> What you will do
Quote word for word the lines below, beginning with the first and ending with the one that has "import seaborn as sns". Drop the pictures.

> Dataset excerpt
▼
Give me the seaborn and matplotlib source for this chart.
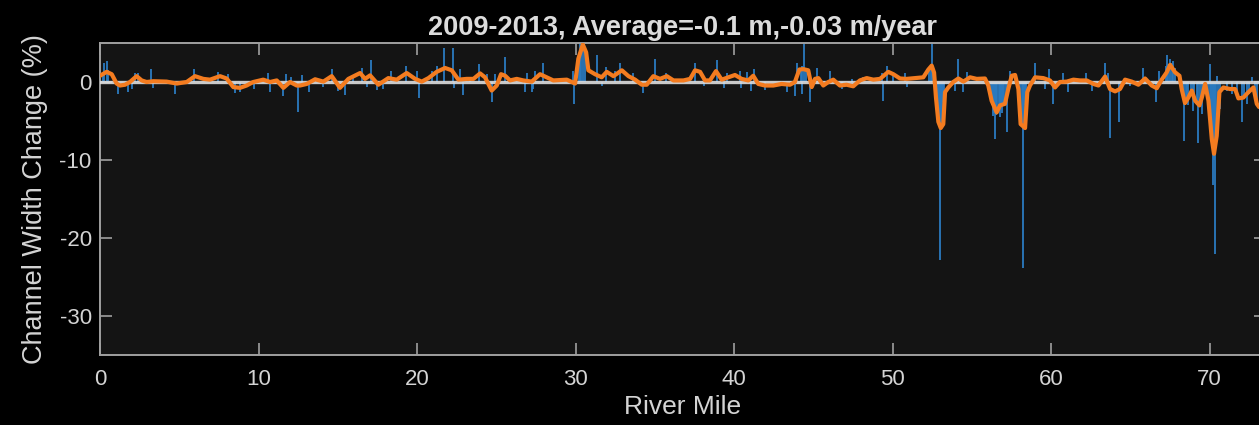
import numpy as np
import pandas as pd
import matplotlib
matplotlib.use("Agg")
import matplotlib.pyplot as plt
import seaborn as sns

# ---------------- data ----------------
title_text = "2009-2013, Average=-0.1 m,-0.03 m/year"
x_label = "River Mile"
y_label = "Channel Width Change (%)"
x_ticks = [0, 10, 20, 30, 40, 50, 60, 70]
y_ticks = [-30, -20, -10, 0]

# smoothed width change (orange)
smooth_mile = [
    0.0, 0.42, 0.74, 1.05, 1.26, 1.58, 1.89, 2.31, 2.63, 2.94, 3.36, 4.2, 4.84, 5.47, 5.99,
    6.52, 6.94, 7.57, 7.99, 8.41, 8.83, 9.25, 9.67, 10.3, 10.73, 11.15, 11.57, 11.99, 12.41,
    12.62, 13.04, 13.57, 14.09, 14.62, 15.14, 15.67, 16.41, 16.72, 17.04, 17.56, 18.19, 18.72,
    19.35, 19.88, 20.3, 20.72, 21.24, 21.77, 22.19, 22.61, 23.14, 23.56, 23.98, 24.29, 24.71,
    25.03, 25.3, 25.56, 25.87, 26.29, 26.71, 27.24, 27.76, 28.18, 28.6, 29.45, 29.97, 30.18,
    30.46, 30.67, 30.81, 31.23, 31.65, 31.97, 32.39, 32.92, 33.34, 33.76, 34.18, 34.49, 34.91,
    35.33, 35.76, 36.18, 36.81, 37.23, 37.54, 37.86, 38.17, 38.48, 38.86, 39.22, 39.64, 40.06,
    40.48, 40.9, 41.21, 41.53, 41.95, 42.48, 43.0, 43.53, 43.84, 44.12, 44.37, 44.68, 44.9,
    45.11, 45.32, 45.63, 45.95, 46.26, 46.68, 47.1, 47.52, 47.94, 48.37, 48.79, 49.21, 49.73,
    50.05, 50.47, 50.89, 51.42, 51.94, 52.26, 52.47, 52.62, 52.74, 52.89, 53.04, 53.2, 53.31,
    53.52, 53.83, 54.15, 54.47, 54.89, 55.31, 55.83, 56.04, 56.25, 56.57, 56.78, 57.09, 57.3,
    57.52, 57.73, 57.94, 58.08, 58.36, 58.5, 58.67, 58.99, 59.51, 59.93, 60.25, 60.56, 60.99,
    61.41, 61.83, 62.25, 62.67, 62.99, 63.41, 63.72, 64.04, 64.35, 64.67, 65.09, 65.51, 65.93,
    66.35, 66.67, 66.98, 67.3, 67.51, 67.82, 68.1, 68.24, 68.45, 68.66, 68.88, 69.09, 69.36,
    69.51, 69.72, 69.93, 70.14, 70.28, 70.45, 70.62, 70.87, 71.29, 71.61, 71.82, 72.13, 72.45,
    72.77, 72.98, 73.12, 73.5,
]
smooth_pct = [
    0.8, 1.3, 1.0, -0.2, -0.45, -0.35, 0.0, 0.75, 0.2, 0.0, 0.1, 0.05, -0.2, 0.0, 0.75,
    0.4, 0.3, 0.75, 0.45, -0.65, -0.75, -0.45, 0.0, 0.3, 0.0, 0.2, -0.75, 0.0, -0.45,
    -0.45, -0.25, 0.35, 0.05, 0.75, -0.75, 0.4, 1.15, 0.4, 0.85, -0.35, 0.5, 0.3,
    1.15, 0.4, 0.05, 0.5, 1.3, 1.8, 1.5, 0.3, 0.4, 0.4, 1.1, 0.6, -1.1,
    -0.45, 1.0, 0.8, 0.2, 0.4, 0.2, 0.05, 1.0, 0.6, 0.2, 0.3, -0.2, 3.0,
    4.8, 3.8, 1.5, 1.0, 0.6, 1.3, 0.75, 1.5, 0.75, 0.3, -0.35, -0.35, 0.75,
    0.4, 0.75, 0.2, 0.2, 0.4, 1.5, 1.3, 0.2, 0.2, 1.4, 0.3, 0.6, 0.9,
    0.4, 0.2, 0.8, -0.25, -0.45, -0.45, -0.25, -0.35, 0.0, 1.6, 1.65, 1.5, -0.65,
    0.4, 0.5, -0.45, 0.0, 0.3, -0.45, -0.35, -0.55, 0.2, 0.5, 0.3, 0.4, 1.3,
    1.0, 0.45, 0.4, 0.5, 0.6, 1.6, 2.1, 1.2, -2.0, -5.1, -5.9, -5.4, -1.3,
    -0.7, 0.0, 0.45, 0.05, 0.6, 0.4, 0.45, -0.45, -2.4, -3.9, -3.0, -2.8, -0.9,
    0.8, 0.9, -0.9, -5.4, -5.9, -1.3, -0.45, 0.6, 0.5, 0.2, -0.7, 0.0, 0.05,
    0.3, 0.2, 0.2, -0.25, -0.45, 0.7, -0.9, -1.2, -0.9, 0.3, 0.05, -0.35, 0.45,
    -0.45, -0.8, 0.3, 1.25, 2.2, 1.25, 0.8, -0.9, -2.7, -2.0, -1.1, -2.4, -3.0,
    -2.0, -0.25, -2.4, -7.3, -9.2, -6.9, -1.3, -0.7, -0.9, -0.9, -2.1, -2.0, -1.3,
    -0.7, -2.8, -3.2, -3.3,
]

# raw width change per cross-section (blue)
raw_mile = [
    0.2, 0.25, 0.42, 0.5, 1.16, 1.79, 2.0, 2.21, 2.42, 3.2, 3.36, 4.73, 5.93, 7.47, 8.1,
    8.52, 8.83, 9.72, 10.62, 10.73, 11.57, 11.74, 12.03, 12.51,
    12.73, 13.21, 14.05, 14.62, 15.04, 15.46, 15.99, 16.51, 16.83, 17.1, 17.46, 17.84, 18.34,
    19.31, 20.02, 20.11, 20.93, 21.24, 21.73, 22.25, 22.34, 22.71, 22.92, 23.35, 23.93, 24.4,
    24.71, 24.92,
    25.56, 26.82, 26.92, 27.24, 27.34, 27.45, 27.97, 29.82, 29.91, 30.2, 30.29, 30.35, 30.5,
    30.6, 31.34, 31.65, 31.93, 32.5, 32.81, 33.65, 34.28, 35.02, 35.71, 37.54,
    38.1, 38.9, 39.36, 39.53, 40.37, 40.42, 40.79, 41.05, 41.26, 41.95, 43.36, 43.84, 43.99,
    44.2, 44.26, 44.3, 44.43, 44.55, 44.79, 45.21, 46.05, 46.79, 47.42, 48.15, 49.31, 49.42,
    49.63, 50.05,
    50.79, 50.89, 52.3, 52.4, 52.47, 52.74, 52.8, 52.85, 52.89, 52.95, 52.99, 53.05, 53.1,
    53.16, 53.25, 53.94, 54.15, 54.47, 54.72, 56.2, 56.3, 56.32, 56.4, 56.46, 56.5, 56.55,
    56.61, 56.7, 56.78, 56.85, 56.9, 56.99, 57.05, 57.15, 57.2, 57.41, 58.05, 58.15, 58.21,
    58.25, 58.29, 58.35, 58.45, 58.99, 59.62, 59.89, 60.14, 60.77, 61.09,
    62.21, 62.57, 63.41, 63.62, 63.72, 64.31, 64.98, 65.83, 66.62, 66.84, 67.25, 67.34, 67.4,
    67.51, 67.6, 67.72, 67.8, 68.3, 68.41, 68.5, 68.6, 68.66, 68.8, 68.98, 69.0, 69.2, 69.3,
    69.4, 69.51, 69.6, 69.9, 70.0, 70.03, 70.1, 70.15, 70.2, 70.25, 70.3, 70.33, 70.4, 70.5,
    70.55, 70.66, 71.1, 71.4, 71.7, 72.03, 72.2, 72.35, 72.5, 72.66, 72.85, 72.98, 73.2,
]
raw_pct = [
    1.2, 2.5, 2.7, 1.5, -1.5, -1.3, -0.9, 1.2, 1.2, 1.7, -0.8, -1.5, 1.7, 1.3, 1.0,
    -1.4, -1.3, -0.9, 1.15, -1.3, -1.8, 1.0, 0.6, -3.9,
    0.9, -1.3, -0.7, 1.7, -1.1, -1.7, 0.9, 1.75, -0.7, 2.85, -1.0, -0.9, 1.45,
    2.0, 1.45, -2.0, 1.45, 2.1, 4.4, 4.3, -0.8, 1.7, -1.65, 0.7, 2.3, 1.0,
    -2.6, 1.0,
    3.15, -1.3, 1.15, -1.3, -0.9, 1.45, 2.5, 1.45, -2.8, 3.5, 5.0, 4.5, 5.0,
    4.0, 3.45, -0.5, 1.9, 1.45, 2.4, 1.2, -1.4, 2.9, 1.2, 2.5,
    -0.55, 2.85, -0.8, 1.2, 1.45, -0.8, 1.3, -1.1, 1.65, -1.0, -1.3, -1.75, 2.5,
    1.8, -1.5, 2.0, 5.0, 1.8, -2.6, 1.75, 1.45, -0.9, 0.4, 0.6, 1.2, -2.4,
    2.1, 1.2,
    1.2, -0.7, 1.5, 2.0, 5.0, -1.3, -3.5, -5.0, -3.0, -5.8, -22.8, -6.0, -5.5,
    -2.6, -3.0, -1.1, 3.0, -1.3, 1.3, -2.0, -3.0, -4.3, -4.0, -7.3, -3.8, -4.2,
    -3.4, -3.5, -4.5, -3.2, -4.0, -3.0, -3.0, -2.5, -6.4, 1.45, -4.5, -5.8, -23.9,
    -6.0, -3.0, -5.5, -3.0, 2.4, -0.9, 1.65, -2.8, 1.2, -1.3,
    1.15, -1.2, 2.5, 1.2, -7.2, -5.1, -0.5, 1.75, -2.6, 1.45, 2.0, 3.4, 2.3,
    2.9, 2.5, 2.7, 1.8, -2.0, -7.5, -2.8, -2.2, -3.0, -1.5, -3.7, -2.0, -2.8, -7.8,
    -3.0, -4.1, -1.8, -2.0, -4.0, 2.3, -7.0, -8.5, -13.2, -9.5, -10.0, -22.0, -8.0, 0.8,
    -3.0, -3.5, -1.2, -1.5, -1.8, -5.1, -2.0, -2.8, -1.6, 0.6, -1.2, -3.0, -3.2,
]

smooth_df = pd.DataFrame({"mile": smooth_mile, "pct": smooth_pct})

# ---------------- style ----------------
sns.set_theme(style="dark")
plt.rcParams["font.family"] = ["Liberation Sans", "DejaVu Sans"]
plt.rcParams["axes.unicode_minus"] = False

text_color = "#d4d4d4"
axis_color = "#a0a0a0"

fig = plt.figure(figsize=(12.59, 4.25), dpi=100, facecolor="black")
ax = fig.add_axes([100 / 1259, 70 / 425, 1166 / 1259, 312 / 425])
ax.set_facecolor("#141414")

ax.vlines(raw_mile, 0, raw_pct, color="#2b7bc0", linewidth=1.3, zorder=2)
ax.axhline(0, color="#dedede", linewidth=2.4, alpha=0.9, zorder=3)
sns.lineplot(data=smooth_df, x="mile", y="pct", ax=ax, color="#f47c20",
             linewidth=3.0, zorder=4, sort=False,
             solid_joinstyle="round", solid_capstyle="round")

ax.set_xlim(0, 73.56)
ax.set_ylim(-35, 5)
ax.set_xticks(x_ticks)
ax.set_yticks(y_ticks)
ax.grid(False)

for s in ax.spines.values():
    s.set_visible(True)
    s.set_color(axis_color)
    s.set_linewidth(1.4)

ax.tick_params(axis="both", which="both", direction="in", length=8.5, width=1.2,
               color=axis_color, labelcolor=text_color, labelsize=16,
               top=True, right=True, bottom=True, left=True)
ax.tick_params(axis="x", pad=10)
ax.tick_params(axis="y", pad=6)

ax.set_xlabel(x_label, color=text_color, fontsize=19, labelpad=4)
ax.set_ylabel(y_label, color=text_color, fontsize=19.5, labelpad=8)
ax.set_title(title_text, color="#dcdcdc", fontsize=19.5, fontweight="bold", pad=6)

fig.savefig("out.png", dpi=100, facecolor="black")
▲
> Exercise solution
Give me the seaborn and matplotlib source for this chart.
import numpy as np
import pandas as pd
import matplotlib
matplotlib.use("Agg")
import matplotlib.pyplot as plt
import seaborn as sns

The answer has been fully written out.